Prosecution of Offences Act 1908
- Parliament of the United Kingdom
- Long title: An Act to amend the Prosecution of Offences Acts, 1879 and 1884.
- Citation: 8 Edw. 7. c. 3
- Territorial extent: United Kingdom

Dates
- Royal assent: 18 June 1908
- Commencement: 18 June 1908

Other legislation
- Amends: Prosecution of Offences Act 1879; Prosecution of Offences Act 1884;
- Repealed by: Statute Law Revision Act 1927; Prosecution of Offences Act 1979;

Status: Repealed

Text of statute as originally enacted

= Prosecution of Offences Act 1908 =

Act of the Parliament of the United Kingdom

The Prosecution of Offences Act 1908 (8 Edw. 7. c. 3) was an act of the United Kingdom Parliament passed in 1908.

== Provisions ==
Section 1 of the act repealed section 2 of the Prosecution of Offences Act 1884 (47 & 48 Vict. c. 58), thus splitting the offices of Director of Public Prosecutions and Treasury Solicitor. That section of the 1908 act also removed the upper bar on his salary enacted in the Prosecution of Offences Act 1879 (42 & 43 Vict. c. 2 2) and reiterated the minimum experience of ten years for directors and seven years for his assistants from the 1879 act.

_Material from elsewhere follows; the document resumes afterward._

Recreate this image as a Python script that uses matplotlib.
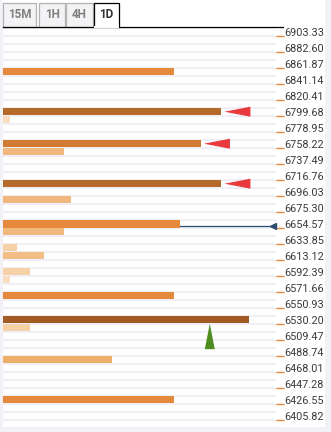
import matplotlib
matplotlib.use("Agg")
import matplotlib.pyplot as plt
from matplotlib.patches import Rectangle, Polygon
from matplotlib.lines import Line2D

# ---------------- data ----------------
tick_prices = [6903.33, 6882.60, 6861.87, 6841.14, 6820.41, 6799.68, 6778.95,
               6758.22, 6737.49, 6716.76, 6696.03, 6675.30, 6654.57, 6633.85,
               6613.12, 6592.39, 6571.66, 6550.93, 6530.20, 6509.47, 6488.74,
               6468.01, 6447.28, 6426.55, 6405.82]
bar_prices = [6856.69, 6804.86, 6794.50, 6763.40, 6753.04, 6711.58, 6690.85,
              6659.42, 6649.39, 6628.66, 6618.29, 6597.56, 6587.20, 6566.47,
              6535.38, 6525.01, 6483.55, 6431.73]
bar_strength = [25, 32, 1, 29, 9, 32, 10, 26, 9, 2, 6, 4, 1, 25, 36, 4, 16, 25]
red_arrow_prices = [6804.86, 6763.40, 6711.58]
current_price = 6657.2
green_arrow_price = 6530.20
green_arrow_x = 30.3
timeframes = ["15M", "1H", "4H", "1D"]
active_tf = "1D"

W, H = 331, 432
row_h = (tick_prices[0] - tick_prices[1]) / 2.0
y_top = tick_prices[0] + row_h
n_rows = 50
y_bot = y_top - n_rows * row_h
x_max = 40.0


def bar_color(s):
    if s >= 35:
        return "#a15b23"
    if s >= 31:
        return "#b56a2b"
    if s >= 28:
        return "#d07b31"
    if s >= 20:
        return "#e58a3c"
    if s >= 14:
        return "#edae68"
    if s >= 8:
        return "#f0b87c"
    if s >= 5:
        return "#f2be86"
    if s >= 2:
        return "#f6d0a6"
    return "#fadcc0"


fig = plt.figure(figsize=(W / 100, H / 100), dpi=100)
fig.patch.set_facecolor("#f1f1f6")

# white panel
fig.add_artist(Rectangle((3 / W, (H - 427) / H), 322 / W, 427 / H,
                         transform=fig.transFigure, facecolor="white",
                         edgecolor="none", zorder=0))

# tabs
tabs_x = [(3, 36), (39, 65), (66, 93), (94, 119)]
tab_top, tab_bot = 3, 27
for (x0, x1), tf in zip(tabs_x, timeframes):
    active = tf == active_tf
    fc = "white" if active else "#f3f3f6"
    ec = "black" if active else "#b3b3b3"
    fig.add_artist(Rectangle((x0 / W, (H - tab_bot) / H), (x1 - x0) / W,
                             (tab_bot - tab_top) / H, transform=fig.transFigure,
                             facecolor=fc, edgecolor=ec, linewidth=0.9, zorder=2))
    fig.text((x0 + x1) / 2 / W, (H - 15) / H, tf, ha="center", va="center",
             fontsize=8.4, fontweight="bold", family="Roboto",
             color="#333333" if active else "#7e7e7e", zorder=3)
    if active:
        fig.add_artist(Line2D([(x0 + 0.8) / W, (x1 - 0.8) / W],
                              [(H - tab_bot) / H] * 2, transform=fig.transFigure,
                              color="white", linewidth=1.4, zorder=4))
fig.add_artist(Line2D([3 / W, 94 / W], [(H - tab_bot) / H] * 2,
                      transform=fig.transFigure, color="black", lw=0.9, zorder=3))
fig.add_artist(Line2D([119 / W, 283 / W], [(H - tab_bot) / H] * 2,
                      transform=fig.transFigure, color="black", lw=0.9, zorder=3))

# main axes
ax_l, ax_r = 3, 276
ax_t, ax_b = 27.7, 427.7
ax = fig.add_axes([ax_l / W, (H - ax_b) / H, (ax_r - ax_l) / W, (ax_b - ax_t) / H])
ax.set_facecolor("white")
ax.set_xlim(0, x_max)
ax.set_ylim(y_bot, y_top)
for sp in ax.spines.values():
    sp.set_visible(False)

# row separators
for r in range(n_rows + 1):
    ax.axhline(y_top - r * row_h, color="#efeff5", lw=1.5, zorder=1)

# current price line
ax.plot([0, 39.6], [current_price, current_price], color="#2d4b6e", lw=0.9,
        zorder=2)
ax.plot([39.6], [current_price], marker="<", markersize=5, color="#2d4b6e",
        zorder=3, clip_on=False)

# bars
ax.barh(bar_prices, bar_strength, height=row_h * 0.9, left=0,
        color=[bar_color(s) for s in bar_strength], zorder=4)

# red arrows
px = x_max / (ax_r - ax_l)          # data units per pixel (x)
py = row_h / 8.0                    # price units per pixel (y)
for p in red_arrow_prices:
    s = bar_strength[bar_prices.index(p)]
    tip = s + 3 * px
    base = tip + 26 * px
    ax.add_patch(Polygon([[tip, p], [base, p + 5 * py], [base, p - 5 * py]],
                         closed=True, facecolor="#e8393c", edgecolor="none",
                         zorder=5))

# green arrow
ax.add_patch(Polygon([[green_arrow_x, green_arrow_price],
                      [green_arrow_x - 5 * px, green_arrow_price - 25.5 * py],
                      [green_arrow_x + 5 * px, green_arrow_price - 25.5 * py]],
                     closed=True, facecolor="#4f8d20", edgecolor="none", zorder=5))

# axis ticks
ax.set_xticks([])
ax.yaxis.tick_right()
ax.set_yticks(tick_prices)
ax.set_yticklabels([f"{t:.2f}" for t in tick_prices])
ax.tick_params(axis="y", which="major", length=5.5, width=1.0, color="#e58a3c",
               pad=0.5, labelsize=7.8, labelcolor="#3a3a3a")
for lab in ax.get_yticklabels():
    lab.set_family("Roboto")
    lab.set_verticalalignment("baseline")

fig.savefig("out.png", dpi=100, facecolor=fig.get_facecolor())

Section 2 of the act made other minor amendments to the 1879 act as well as substituting the director for the Treasury Solicitor in the section of the Coinage (Offences) Act 1861 (24 & 25 Vict. c. 99) relating to the costs of prosecutions.

== Subsequent developments ==
The whole act, so far as unrepealed, was repealed by section 11(2) of, and part II of schedule 2 to, the Prosecution of Offences Act 1979, which came into force on 4 May 1979.